Discover more from Sean Reagan / A Course in Miracles
Talking Our Way to Salvation
. . . and an invitation
We are saved - are forgiven and remember we are saved - when a single brother or sister sees only Christ in us and thus remembers that they are Christ. They become our savior when this happens because their awakening awakens in us the means by which we remember that we too are Christ.
In time, as the dream's edges soften and blur with the happy light of understanding, it becomes clear that in Christ there is no separation. It is not "many joined as one." There is only one.
Today I choose to see a world forgiven, in which everyone shows me the face of Christ, and teaches me that what I look upon belongs to me; that nothing is, except Your holy Son (W-pII.269.1:5).
Set aside the critical verb ("choose") and the metaphysical caveat ("a world") and see instead how we cannot wake up alone. Every single person we encounter - from the one we pass mindlessly on a street in a city we will never visit again to the one who will never stop weeping at our grave - is our savior. There are no exceptions.
We are called to take this unconditional inclusion literally, you and I. We become teachers of God's peace and love (because we will know perfectly God's peace and love) the instant we see another - any other - as our own self (M-1.3:9). In that moment we and the world are saved; in that moment we are all reborn (M-1.3:10-11).
It is okay - it is more than okay - to be intentional with respect to this. It is okay to deliberately seek Christ in the other, to practice the radical love contemplated by A Course in Miracles in all our affairs, and, most importantly - for upon this does salvation depend - to become willing to be the other's savior.
Being the other's savior is not a thing we do; it is a thing that the other does because we are willing to let them do it. It’s the Holy Spirit’s show, not ours. Our job is to be willing and then get out of the way. When we let go of everything but our willingness to serve the other, then they show us how to save them. And in their salvation - because it is shared - we remember that we are already saved.
Behold him now, whom you have seen as merely flesh and bone, and recognize that Christ has come to you . . . transformed from enemy to savior; from the devil into Christ (W-pI.161.12:3, 6).
One way to be intentional about salvation is to join in dialogue with others, together holding a clear goal of undoing the blocks to our remembrance of love. We enter into a formal relationship whose structure and application are given to the radical healing anticipated by practicing A Course in Miracles, which is to serve our brothers and sisters.
What does this look like?
Over the past few months Kimberley Mapel and I have been meeting regularly to talk about our practice and understanding of A Course in Miracles. Our shared emphasis is on healing as an action that occurs in bodies in the world because those bodies are attending - and are attended by - the Holy Spirit.

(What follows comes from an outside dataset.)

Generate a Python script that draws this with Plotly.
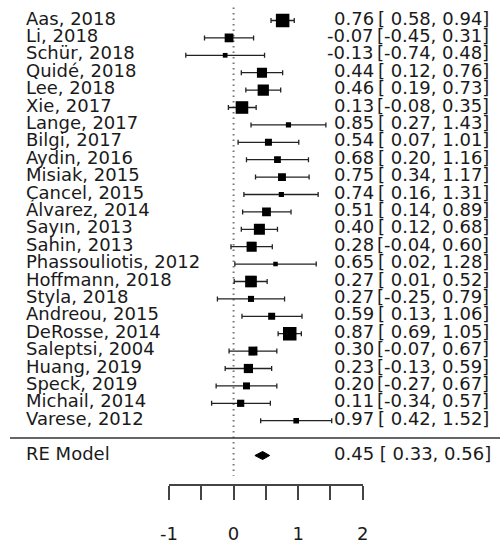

Intellectual understanding is important but mostly to the extent it helps guide coherent behavior (which includes how we think). The metaphysics of ACIM are a framework for healing, not a set of rules designed to separate believers from non-believers, those who "get it" from those who don't.
Union, not separation, is our function.
Our meetings do not have a set agenda. They evolve in real time - A Course in Miracles is the touchstone, but nothing is excluded. Game theory, Buddhism, IFS Therapy, Eugene Gendlin's Focusing and dreams have all made appearances. Sometimes one of us talks more than than the other. It is okay if nothing dramatic happens.
So there are no rules, just a mutual commitment to helpfulness. We share what we want to share, what feels safe to share. We never talk at each other. Silence is okay. Recognizing the shared nature of the journey matters more than indulging leader/follower energy. When ego appears, the work is to recognize this but also gently set it aside. There is nothing to prove.
We would like to extend an invitation to others to join us. We meet via Zoom every other Sunday evening at 7 p.m. EST. The meetings last about an hour, sometimes a little more or less. They are not recorded. If you are interested, or have questions, you can let me know here (I will loop Kimberley in) or in the comments.
Whether we meet in that way or not, please know how grateful I am to you for reading what I write, for patiently walking with me through the undoing of confusion and fear, and for reminding me over and over I am not alone. Truly, without you, it wouldn't mean a thing.